I did a summer project at Statistics Canada working with Andrew Stelmack at Methodology department at Statistics Canada in Ottawa from May to August in 2024. We developed a robust solution for the record linkage problem, integrating data from heterogeneous sources with a focus on accuracy and scalability.
We cleaned and preprocessed the data, including handling missing values, normalizing formats, and removing duplicates to ensure consistency across datasets.
We developed and extracted relevant features from the data that could improve the performance of the machine learning models, such as string similarity metrics and domain-specific attributes.

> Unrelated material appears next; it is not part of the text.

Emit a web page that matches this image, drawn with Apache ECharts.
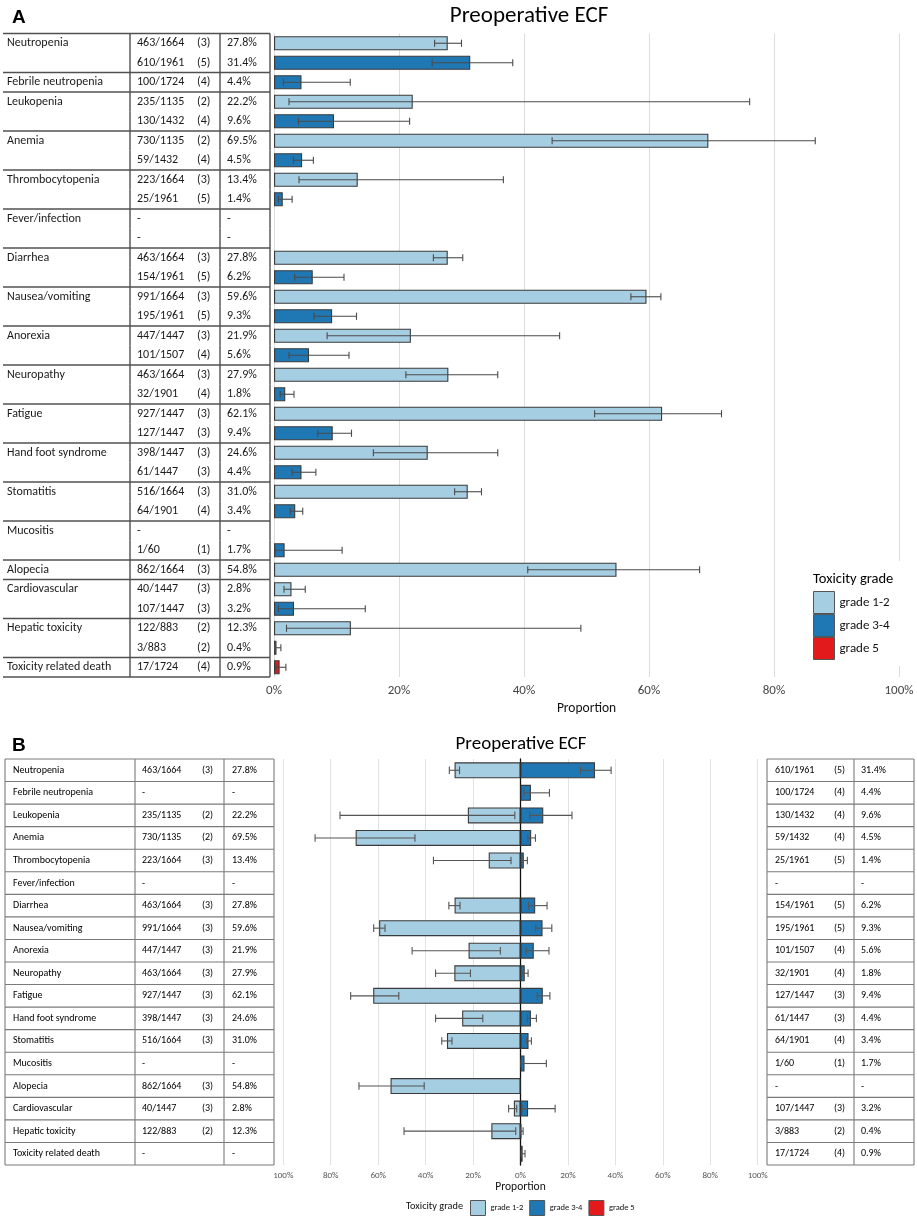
<!DOCTYPE html>
<html><head><meta charset="utf-8">
<script src="https://cdn.jsdelivr.net/npm/echarts/dist/echarts.min.js"></script>
<style>html,body{margin:0;padding:0;background:#fff}#c{width:917px;height:1218px}</style>
</head><body><div id="c"></div>
<script>
// ---------------- DATA ----------------
const toxicities = ['Neutropenia','Febrile neutropenia','Leukopenia','Anemia','Thrombocytopenia','Fever/infection','Diarrhea','Nausea/vomiting','Anorexia','Neuropathy','Fatigue','Hand foot syndrome','Stomatitis','Mucositis','Alopecia','Cardiovascular','Hepatic toxicity','Toxicity related death'];
// grade 1-2
const g12Events  = ['463/1664',null,'235/1135','730/1135','223/1664',null,'463/1664','991/1664','447/1447','463/1664','927/1447','398/1447','516/1664',null,'862/1664','40/1447','122/883',null];
const g12Studies = [3,null,2,2,3,null,3,3,3,3,3,3,3,null,3,3,2,null];
const g12Pct     = [27.8,null,22.2,69.5,13.4,null,27.8,59.6,21.9,27.9,62.1,24.6,31.0,null,54.8,2.8,12.3,null];
const g12Lo      = [25.7,null,2.4,44.5,4.0,null,25.5,57.1,8.5,21.1,51.3,15.9,28.9,null,40.6,1.6,2.0,null];
const g12Hi      = [30.0,null,76.1,86.6,36.7,null,30.2,61.9,45.7,35.8,71.6,35.8,33.2,null,68.1,5.0,49.1,null];
// grade 3-4 (grade 5 for toxicity related death)
const highGrade  = ['3-4','3-4','3-4','3-4','3-4','3-4','3-4','3-4','3-4','3-4','3-4','3-4','3-4','3-4','3-4','3-4','3-4','5'];
const g34Events  = ['610/1961','100/1724','130/1432','59/1432','25/1961',null,'154/1961','195/1961','101/1507','32/1901','127/1447','61/1447','64/1901','1/60',null,'107/1447','3/883','17/1724'];
const g34Studies = [5,4,4,4,5,null,5,5,4,4,3,3,4,1,null,3,2,4];
const g34Pct     = [31.4,4.4,9.6,4.5,1.4,null,6.2,9.3,5.6,1.8,9.4,4.4,3.4,1.7,null,3.2,0.4,0.9];
const g34Lo      = [25.3,1.5,3.9,3.1,0.7,null,3.3,6.4,2.4,1.0,7.0,2.9,2.6,0.2,null,0.7,0.1,0.3];
const g34Hi      = [38.2,12.2,21.7,6.3,2.9,null,11.2,13.2,12.0,3.2,12.4,6.7,4.6,10.9,null,14.6,1.1,1.9];
// rows shown per toxicity in panel A
const panelAGrades = [['g12','g34'],['g34'],['g12','g34'],['g12','g34'],['g12','g34'],['g12','g34'],['g12','g34'],['g12','g34'],['g12','g34'],['g12','g34'],['g12','g34'],['g12','g34'],['g12','g34'],['g12','g34'],['g12'],['g12','g34'],['g12','g34'],['g34']];
const proportionTicks = [0,20,40,60,80,100];
const legendNames = ['grade 1-2','grade 3-4','grade 5'];

// ---------------- STYLE ----------------
const FONT = "Carlito, Lato";
const NAMEFONT = "Carlito, 'Liberation Sans Narrow', Lato";
const C12 = '#a6cee3', C34 = '#1f78b4', C5 = '#e31a1c', EDGE = '#3a3a3a';

const rec = (t, g) => g === 'g12'
  ? {ev: g12Events[t], st: g12Studies[t], p: g12Pct[t], lo: g12Lo[t], hi: g12Hi[t]}
  : {ev: g34Events[t], st: g34Studies[t], p: g34Pct[t], lo: g34Lo[t], hi: g34Hi[t]};
const fEv = v => v == null ? '-' : v;
const fSt = v => v == null ? '' : '(' + v + ')';
const fPct = v => v == null ? '-' : v.toFixed(1) + '%';

// rows panel A
const rowsA = [];
panelAGrades.forEach((gs, t) => gs.forEach((g, k) => rowsA.push({t, g, first: k === 0, last: k === gs.length - 1})));
const rowsB = toxicities.map((_, t) => ({t, first: t === 0, last: true}));

const idxA = rowsA.map((_, i) => String(i));
const idxB = rowsB.map((_, i) => String(i));

const barA12 = rowsA.map(r => r.g === 'g12' && g12Pct[r.t] != null ? g12Pct[r.t] : '-');
const barA34 = rowsA.map(r => r.g === 'g34' && highGrade[r.t] === '3-4' && g34Pct[r.t] != null ? g34Pct[r.t] : '-');
const barA5  = rowsA.map(r => r.g === 'g34' && highGrade[r.t] === '5' ? g34Pct[r.t] : '-');
const errA = rowsA.map((r, i) => { const d = rec(r.t, r.g); return d.lo == null ? null : [i, d.lo, d.hi]; }).filter(Boolean);

const barB12 = toxicities.map((_, t) => g12Pct[t] == null ? '-' : -g12Pct[t]);
const barB34 = toxicities.map((_, t) => highGrade[t] === '3-4' && g34Pct[t] != null ? g34Pct[t] : '-');
const barB5  = toxicities.map((_, t) => highGrade[t] === '5' ? g34Pct[t] : '-');
const errB = [];
toxicities.forEach((_, t) => {
  if (g12Lo[t] != null) errB.push([t, -g12Lo[t], -g12Hi[t]]);
  if (g34Lo[t] != null) errB.push([t, g34Lo[t], g34Hi[t]]);
});

// ---------------- RENDERERS ----------------
function errRenderer(cap, color) {
  return function (params, api) {
    const i = api.value(0);
    const a = api.coord([api.value(1), i]);
    const b = api.coord([api.value(2), i]);
    const st = {stroke: color, lineWidth: 1.1};
    return {type: 'group', children: [
      {type: 'line', shape: {x1: a[0], y1: a[1], x2: b[0], y2: b[1]}, style: st},
      {type: 'line', shape: {x1: a[0], y1: a[1] - cap, x2: a[0], y2: a[1] + cap}, style: st},
      {type: 'line', shape: {x1: b[0], y1: b[1] - cap, x2: b[0], y2: b[1] + cap}, style: st}
    ]};
  };
}

function tableRenderer(rows, cfg) {
  return function (params, api) {
    const i = api.value(1);
    const c = api.coord([0, i]);
    const bh = api.size([0, 1])[1];
    const cs = params.coordSys;
    const L = cs.x, R = cs.x + cs.width;
    const yT = c[1] - bh / 2, yB = c[1] + bh / 2;
    const texts = cfg.texts(rows[i]);
    const ch = [];
    texts.forEach((tx, k) => {
      if (tx === '' || tx == null) return;
      ch.push({type: 'text', style: {text: tx, x: L + cfg.cols[k], y: c[1] + (cfg.dy || 0), fill: cfg.textColor,
        fontSize: cfg.fontSize, fontFamily: (k === 0 && cfg.nameCol) ? NAMEFONT : FONT, align: 'left', verticalAlign: 'middle'}});
    });
    const ls = {stroke: cfg.lineColor, lineWidth: cfg.lineWidth};
    cfg.vlines.forEach(dx => ch.push({type: 'line', shape: {x1: L + dx, y1: yT, x2: L + dx, y2: yB}, style: ls}));
    if (rows[i].first && i === 0) ch.push({type: 'line', shape: {x1: L, y1: yT, x2: R, y2: yT}, style: ls});
    if (rows[i].last) ch.push({type: 'line', shape: {x1: L, y1: yB, x2: R, y2: yB}, style: ls});
    return {type: 'group', children: ch};
  };
}

// ---------------- LAYOUT ----------------
const topA = 33.5, hA = 643.5;
const topB = 759, hB = 406;

const hiddenX = g => ({gridIndex: g, type: 'value', min: 0, max: 1, show: false});
const hiddenY = (g, d) => ({gridIndex: g, type: 'category', data: d, inverse: true, show: false});

const barStyle = c => ({color: c, borderColor: EDGE, borderWidth: 1.1});

const option = {
  backgroundColor: '#fff',
  animation: false,
  title: [
    {text: 'A', left: 7, top: 3, textStyle: {fontFamily: 'Liberation Sans', fontSize: 19, fontWeight: 'bold', color: '#000'}},
    {text: 'Preoperative ECF', left: 524, top: 0, textAlign: 'center', textStyle: {fontFamily: FONT, fontSize: 23, fontWeight: 'normal', color: '#000'}},
    {text: 'Toxicity grade', left: 808, top: 567, textStyle: {fontFamily: FONT, fontSize: 14.5, fontWeight: 'normal', color: '#000'}},
    {text: 'B', left: 7, top: 731, textStyle: {fontFamily: 'Liberation Sans', fontSize: 19, fontWeight: 'bold', color: '#000'}},
    {text: 'Preoperative ECF', left: 516, top: 730, textAlign: 'center', textStyle: {fontFamily: FONT, fontSize: 19, fontWeight: 'normal', color: '#000'}},
    {text: 'Toxicity grade', left: 401, top: 1196, textStyle: {fontFamily: FONT, fontSize: 10.3, fontWeight: 'normal', color: '#111'}}
  ],
  legend: [
    {data: legendNames, orient: 'vertical', left: 795, top: 561, padding: [30, 14, 6, 18], itemGap: 0, icon: 'rect',
     itemWidth: 21, itemHeight: 22, backgroundColor: '#fff', selectedMode: false,
     itemStyle: {borderWidth: 1, borderColor: '#555'},
     textStyle: {fontFamily: FONT, fontSize: 13, color: '#111'}},
    {data: legendNames, orient: 'horizontal', left: 465, top: 1195, itemGap: 6, itemWidth: 15, itemHeight: 15, icon: 'rect',
     selectedMode: false, itemStyle: {borderWidth: 1, borderColor: '#555'},
     textStyle: {fontFamily: FONT, fontSize: 8.5, color: '#111'}}
  ],
  grid: [
    {left: 3, top: topA, width: 267, height: hA},
    {left: 274, top: topA, width: 625, height: hA},
    {left: 5, top: topB, width: 269, height: hB},
    {left: 283.3, top: topB, width: 474.4, height: hB},
    {left: 767, top: topB, width: 147, height: hB}
  ],
  xAxis: [
    hiddenX(0),
    {gridIndex: 1, type: 'value', min: proportionTicks[0], max: proportionTicks[proportionTicks.length - 1], interval: 20,
     axisLine: {show: false}, axisTick: {show: false},
     axisLabel: {formatter: '{value}%', fontFamily: FONT, fontSize: 13, color: '#444', margin: 7},
     splitLine: {lineStyle: {color: '#dcdcdc', width: 1}},
     name: 'Proportion', nameLocation: 'middle', nameGap: 22, nameTextStyle: {fontFamily: FONT, fontSize: 13.5, color: '#111'}},
    hiddenX(2),
    {gridIndex: 3, type: 'value', min: -100, max: 100, interval: 20,
     axisLine: {show: false}, axisTick: {show: false},
     axisLabel: {formatter: v => Math.abs(v) + '%', fontFamily: FONT, fontSize: 9, color: '#555', margin: 6},
     splitLine: {lineStyle: {color: '#e2e2e2', width: 1}},
     name: 'Proportion', nameLocation: 'middle', nameGap: 14, nameTextStyle: {fontFamily: FONT, fontSize: 11.5, color: '#111'}},
    hiddenX(4)
  ],
  yAxis: [
    hiddenY(0, idxA),
    hiddenY(1, idxA),
    hiddenY(2, idxB),
    {gridIndex: 3, type: 'category', data: idxB, inverse: true,
     axisLine: {show: true, onZero: true, lineStyle: {color: '#111', width: 1.3}},
     axisTick: {show: false}, axisLabel: {show: false}, splitLine: {show: false}},
    hiddenY(4, idxB)
  ],
  series: [
    // panel A
    {name: 'grade 1-2', type: 'bar', xAxisIndex: 1, yAxisIndex: 1, data: barA12, barWidth: 14, barGap: '-100%', itemStyle: barStyle(C12)},
    {name: 'grade 3-4', type: 'bar', xAxisIndex: 1, yAxisIndex: 1, data: barA34, barWidth: 14, barGap: '-100%', itemStyle: barStyle(C34)},
    {name: 'grade 5', type: 'bar', xAxisIndex: 1, yAxisIndex: 1, data: barA5, barWidth: 14, barGap: '-100%', itemStyle: barStyle(C5)},
    {type: 'custom', xAxisIndex: 1, yAxisIndex: 1, data: errA, encode: {x: [1, 2], y: 0}, renderItem: errRenderer(3.6, '#4a4a4a'), z: 5, silent: true},
    {type: 'custom', xAxisIndex: 0, yAxisIndex: 0, data: rowsA.map((_, i) => [0, i]), encode: {x: 0, y: 1}, silent: true,
     renderItem: tableRenderer(rowsA, {
       cols: [4, 134, 194, 224], vlines: [127, 217, 267], fontSize: 12, lineColor: '#505050', lineWidth: 1.4, nameCol: true, textColor: '#1a1a1a',
       texts: r => { const d = rec(r.t, r.g); return [r.first ? toxicities[r.t] : '', fEv(d.ev), fSt(d.st), fPct(d.p)]; }
     })},
    // panel B
    {name: 'grade 1-2', type: 'bar', xAxisIndex: 3, yAxisIndex: 3, data: barB12, barWidth: 16, barGap: '-100%', itemStyle: barStyle(C12)},
    {name: 'grade 3-4', type: 'bar', xAxisIndex: 3, yAxisIndex: 3, data: barB34, barWidth: 16, barGap: '-100%', itemStyle: barStyle(C34)},
    {name: 'grade 5', type: 'bar', xAxisIndex: 3, yAxisIndex: 3, data: barB5, barWidth: 16, barGap: '-100%', itemStyle: barStyle(C5)},
    {type: 'custom', xAxisIndex: 3, yAxisIndex: 3, data: errB, encode: {x: [1, 2], y: 0}, renderItem: errRenderer(3.8, '#555'), z: 5, silent: true},
    {type: 'custom', xAxisIndex: 2, yAxisIndex: 2, data: rowsB.map((_, i) => [0, i]), encode: {x: 0, y: 1}, silent: true,
     renderItem: tableRenderer(rowsB, {
       cols: [8, 137, 197, 227], vlines: [0, 130, 219, 269], fontSize: 10, lineColor: '#7a7a7a', lineWidth: 1.1, nameCol: true, textColor: '#000',
       texts: r => [toxicities[r.t], fEv(g12Events[r.t]), fSt(g12Studies[r.t]), fPct(g12Pct[r.t])]
     })},
    {type: 'custom', xAxisIndex: 4, yAxisIndex: 4, data: rowsB.map((_, i) => [0, i]), encode: {x: 0, y: 1}, silent: true,
     renderItem: tableRenderer(rowsB, {
       cols: [8, 67, 94], vlines: [0, 87, 147], fontSize: 10, lineColor: '#7a7a7a', lineWidth: 1.1, textColor: '#000',
       texts: r => [fEv(g34Events[r.t]), fSt(g34Studies[r.t]), fPct(g34Pct[r.t])]
     })}
  ]
};

const chart = echarts.init(document.getElementById('c'), null, {renderer: 'canvas', width: 917, height: 1218});
chart.setOption(option);
</script></body></html>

We evaluated and selected appropriate machine learning algorithms (both individual and ensemble learning methods (bagging & boosting)) including advanced algorithms such as support vector machines, random forests, and XGBoost, to enhance model performance.
We trained the selected models on labeled data, optimizing hyperparameters and evaluating model performance using metrics such as precision, recall, and F1-score through nested cross validation.
We continuously refined models based on feedback and new data, iterating through the process of retraining and testing to improve accuracy and effectiveness.
We analyzed the results of the model outputs, interpreting the linked records and ensuring the findings are consistent with the expectations of the project goals.
We documented the methodology, results, and insights gained from the project, preparing reports and presentations for stakeholders to communicate the effectiveness of the record linkage approach.
We authored a comprehensive project report detailing the problem formulation, data preprocessing pipeline, model implementation, and in-depth analysis of results.